The Six-Day War profoundly altered both the borders and the political climate of the Middle East. A victorious and euphoric Israel took control of Gaza, the Sinai Peninsula, the West Bank and parts of the Golan Heights. At the same time, hundreds of thousands of Palestinians and Arabs were displaced, and the term “occupied territories” entered the lexicon. Seen by some as an egregious violation of international law—and the legitimate fulfillment of a religious covenant by others—the territories remain in bitter and politically charged dispute to this day. Weeks after the 1967 war's conclusion, authors Amos Oz and Avraham Shapira audio-taped interviews with dozens of Israeli soldiers. These tapes, heavily censored until now, reveal the men’s conflicted feelings in their new role as occupier. They muse over the meaning of Zionism and express regret over the brutal and dehumanizing realities of war. Director Mor Loushy reunites the aging soldiers with lost audio interviews, skillfully combining them with archival footage and historical context in this powerful and compelling narrative.No doubt about it--war is hell. But so are the ideas of Mr. Oz, a man devoted to casting Israel in the worst light possible for its failure to "evolve" into the socialist Jewtopia of his fevered dreams. Sickeningly, almost a year ago Brandeis University gave Oz an honorary degree while rescinding the one it was going to give Ayaan Hirsi Ali:
Brandeis University gave an honorary degree to leftist writer Amos Oz who described religious Jews as “Hezbollah in a skullcap”
In one speech, Oz described, “A small sect, a messianic sect, obtuse and cruel, emerged a few years ago from a dark corner of Judaism, and it is threatening to destroy all that is dear and sacred to us, to impose on us a wild and insane blood ritual… They are guilty of crimes against humanity.”
In one of his essays, Oz wrote, “Israel could have become an exemplary state… a small scale laboratory for democratic socialism.”

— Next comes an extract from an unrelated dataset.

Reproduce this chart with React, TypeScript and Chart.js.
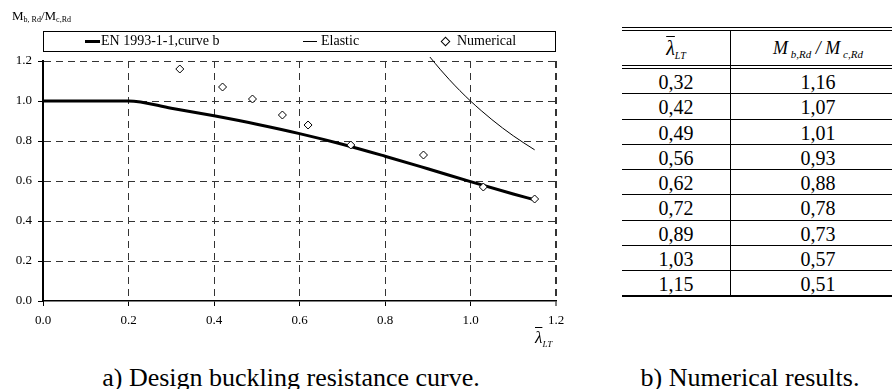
import React, { useEffect, useRef } from "react";
import { Chart, registerables } from "chart.js";

Chart.register(...registerables);

// ---- data ----
const xTicks = [0, 0.2, 0.4, 0.6, 0.8, 1.0, 1.2];
const yTicks = [0, 0.2, 0.4, 0.6, 0.8, 1.0, 1.2];

// EN 1993-1-1, curve b
const enLambda = [0, 0.2, 0.3, 0.4, 0.5, 0.6, 0.7, 0.8, 0.9, 1.0, 1.1, 1.15];
const enChi = [1.0, 1.0, 0.964, 0.926, 0.884, 0.837, 0.784, 0.724, 0.661, 0.597, 0.535, 0.506];

// Elastic curve
const elasticLambda = [0.905, 0.93, 0.95, 0.975, 1.0, 1.025, 1.05, 1.075, 1.1, 1.125, 1.15];
const elasticRatio = [1.22, 1.156, 1.108, 1.052, 1.0, 0.952, 0.907, 0.865, 0.826, 0.79, 0.756];

// Numerical results
const numLambda = [0.32, 0.42, 0.49, 0.56, 0.62, 0.72, 0.89, 1.03, 1.15];
const numRatio = [1.16, 1.07, 1.01, 0.93, 0.88, 0.78, 0.73, 0.57, 0.51];

const legendLabels = ["EN 1993-1-1,curve b", "Elastic", "Numerical"];
const captionA = "a) Design buckling resistance curve.";
const captionB = "b) Numerical results.";

const SERIF = '"Liberation Serif", "Times New Roman", serif';

const fmtComma = (v: number) => v.toFixed(2).replace(".", ",");

function ChartPanel() {
  const ref = useRef<HTMLCanvasElement | null>(null);
  useEffect(() => {
    if (!ref.current) return;
    const gridColor = (c: any) => {
      const v = c.tick ? c.tick.value : null;
      if (v === 0) return "rgba(0,0,0,0)";
      return "#333";
    };
    const chart = new Chart(ref.current, {
      type: "scatter",
      data: {
        datasets: [
          {
            label: legendLabels[2],
            data: numLambda.map((x, i) => ({ x, y: numRatio[i] })),
            showLine: false,
            pointStyle: "rectRot",
            pointRadius: 4,
            pointBackgroundColor: "#fff",
            pointBorderColor: "#000",
            pointBorderWidth: 1,
          },
          {
            label: legendLabels[0],
            data: enLambda.map((x, i) => ({ x, y: enChi[i] })),
            showLine: true,
            borderColor: "#000",
            borderWidth: 3,
            pointRadius: 0,
            cubicInterpolationMode: "monotone",
          } as any,
          {
            label: legendLabels[1],
            data: elasticLambda.map((x, i) => ({ x, y: elasticRatio[i] })),
            showLine: true,
            borderColor: "#000",
            borderWidth: 1,
            pointRadius: 0,
            cubicInterpolationMode: "monotone",
            clip: false,
          } as any,
        ],
      },
      options: {
        animation: false,
        responsive: false,
        devicePixelRatio: 1,
        layout: { padding: { left: 0, top: 61, right: 44, bottom: 4 } },
        plugins: { legend: { display: false }, tooltip: { enabled: false } },
        scales: {
          x: {
            type: "linear",
            min: 0,
            max: 1.2,
            afterBuildTicks: (s: any) => {
              s.ticks = xTicks.map((v) => ({ value: v }));
            },
            afterFit: (s: any) => {
              s.height = 25;
            },
            ticks: {
              color: "#000",
              font: { family: SERIF, size: 13 },
              padding: 7,
              maxRotation: 0,
              callback: (v: any) => Number(v).toFixed(1),
            },
            grid: {
              color: gridColor,
              lineWidth: (c: any) => (c.tick && c.tick.value === 1.2 ? 2 : 1),
              tickColor: "#000",
              tickLength: 5,
              tickWidth: 1,
            },
            border: { display: true, color: "#000", width: 1.5, dash: [7, 5] },
          },
          y: {
            type: "linear",
            min: 0,
            max: 1.2,
            afterBuildTicks: (s: any) => {
              s.ticks = yTicks.map((v) => ({ value: v }));
            },
            afterFit: (s: any) => {
              s.width = 43;
            },
            ticks: {
              color: "#000",
              font: { family: SERIF, size: 13 },
              padding: 6,
              callback: (v: any) => Number(v).toFixed(1),
            },
            grid: {
              color: gridColor,
              tickColor: "#000",
              tickLength: 5,
              tickWidth: 1,
            },
            border: { display: true, color: "#000", width: 2, dash: [7, 5] },
          },
        },
      } as any,
    });
    return () => chart.destroy();
  }, []);
  return (
    <canvas
      ref={ref}
      width={600}
      height={330}
      style={{ position: "absolute", left: 0, top: 0, width: 600, height: 330, display: "block" }}
    />
  );
}

function LambdaLT({ size, sub }: { size: number; sub: number }) {
  return (
    <span style={{ fontFamily: SERIF, fontStyle: "italic", whiteSpace: "nowrap" }}>
      <span style={{ fontSize: size, textDecoration: "overline", textDecorationThickness: 1 }}>λ</span>
      <sub style={{ fontSize: sub, verticalAlign: "baseline", position: "relative", top: size * 0.22 }}>LT</sub>
    </span>
  );
}

function Table() {
  const left = 622;
  const right = 906;
  const divX = 730;
  const rowTop0 = 69;
  const rowH = 25.25;
  const hLine = (y: number, h = 1) => (
    <div key={"l" + y} style={{ position: "absolute", left, top: y, width: right - left, height: h, background: "#000" }} />
  );
  const lines = [hLine(27), hLine(30), hLine(65), hLine(68)];
  for (let i = 1; i < numLambda.length; i++) lines.push(hLine(Math.round(rowTop0 + i * rowH) - 1));
  lines.push(hLine(295, 2));
  const cellStyle = (x: number, w: number, top: number): React.CSSProperties => ({
    position: "absolute",
    left: x,
    width: w,
    top,
    height: 25,
    lineHeight: "25px",
    textAlign: "center",
    fontFamily: SERIF,
    fontSize: 20,
    color: "#000",
  });
  return (
    <>
      {lines}
      <div style={{ position: "absolute", left: divX, top: 31, width: 1, height: 264, background: "#000" }} />
      <div style={{ ...cellStyle(left, divX - left, 33), height: 30, lineHeight: "30px" }}>
        <LambdaLT size={20} sub={10} />
      </div>
      <div
        style={{
          ...cellStyle(divX, right - divX, 33),
          height: 30,
          lineHeight: "30px",
          fontStyle: "italic",
          fontSize: 18,
        }}
      >
        M<sub style={{ fontSize: 11, verticalAlign: "baseline", position: "relative", top: 4 }}>&nbsp;b,Rd</sub> / M
        <sub style={{ fontSize: 11, verticalAlign: "baseline", position: "relative", top: 4 }}>&nbsp;c,Rd</sub>
      </div>
      {numLambda.map((v, i) => (
        <div key={"a" + i} style={cellStyle(left, divX - left, rowTop0 + i * rowH + 1)}>
          {fmtComma(v)}
        </div>
      ))}
      {numRatio.map((v, i) => (
        <div key={"b" + i} style={cellStyle(divX, right - divX, rowTop0 + i * rowH + 1)}>
          {fmtComma(v)}
        </div>
      ))}
    </>
  );
}

function Legend() {
  const text: React.CSSProperties = {
    position: "absolute",
    top: 31,
    height: 20,
    lineHeight: "20px",
    fontFamily: SERIF,
    fontSize: 14,
    color: "#000",
    whiteSpace: "nowrap",
  };
  return (
    <>
      <div
        style={{
          position: "absolute",
          left: 43,
          top: 31,
          width: 513,
          height: 21,
          border: "1px solid #000",
          boxSizing: "border-box",
        }}
      />
      <div style={{ position: "absolute", left: 85, top: 40, width: 15, height: 3, background: "#000" }} />
      <div style={{ ...text, left: 101 }}>{legendLabels[0]}</div>
      <div style={{ position: "absolute", left: 303, top: 41, width: 14, height: 1, background: "#000" }} />
      <div style={{ ...text, left: 321 }}>{legendLabels[1]}</div>
      <div
        style={{
          position: "absolute",
          left: 442,
          top: 38,
          width: 5,
          height: 5,
          border: "1px solid #000",
          transform: "rotate(45deg)",
          background: "#fff",
        }}
      />
      <div style={{ ...text, left: 457 }}>{legendLabels[2]}</div>
    </>
  );
}

export default function App() {
  return (
    <div
      style={{
        position: "fixed",
        left: 0,
        top: 0,
        width: 892,
        height: 389,
        background: "#fff",
        overflow: "hidden",
      }}
    >
      <ChartPanel />
      <div
        style={{
          position: "absolute",
          left: 12,
          top: 8,
          fontFamily: SERIF,
          fontSize: 13,
          lineHeight: "16px",
          color: "#000",
          whiteSpace: "nowrap",
        }}
      >
        M<sub style={{ fontSize: 8, verticalAlign: "baseline", position: "relative", top: 2 }}>b, Rd</sub>/M
        <sub style={{ fontSize: 8, verticalAlign: "baseline", position: "relative", top: 2 }}>c,Rd</sub>
      </div>
      <Legend />
      <div style={{ position: "absolute", left: 535, top: 328, lineHeight: "20px", color: "#000" }}>
        <LambdaLT size={17} sub={9} />
      </div>
      <div
        style={{
          position: "absolute",
          left: 91,
          width: 400,
          top: 365,
          lineHeight: "26px",
          textAlign: "center",
          fontFamily: SERIF,
          fontSize: 26,
          color: "#000",
          whiteSpace: "nowrap",
        }}
      >
        {captionA}
      </div>
      <div
        style={{
          position: "absolute",
          left: 550,
          width: 400,
          top: 365,
          lineHeight: "26px",
          textAlign: "center",
          fontFamily: SERIF,
          fontSize: 26,
          color: "#000",
          whiteSpace: "nowrap",
        }}
      >
        {captionB}
      </div>
      <Table />
    </div>
  );
}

“Why didn’t Israel develop as the most egalitarian and creative social democratic society in the world? I would say that one of the major factors was the mass immigration of Holocaust survivors, Middle Eastern Jews and non-socialist and even anti-socialist Zionists.”
“Then there were the masses of Orthodox Jews… to whom socialism meant blasphemy and atheism.”
“As for the North African Jews,” Oz writes, they were “conservative, puritan, observant and family oriented and to some extent, chauvinistic, militaristic and xenophobic.”
It goes without saying that Amos Oz is a repugnant human being and a vile bigot. But that didn’t stop Brandeis University from honoring him anyway.
However Brandeis University gave in to pressure from terrorist-linked Muslim Brotherhood front groups like CAIR and the Muslim Students Association to withdraw an honor from a courageous critic of Islam.It goes without saying that Amos Oz is a repugnant human being and a vile bigot. But that didn't stop Hot Docs from showing his toxic doc anyway.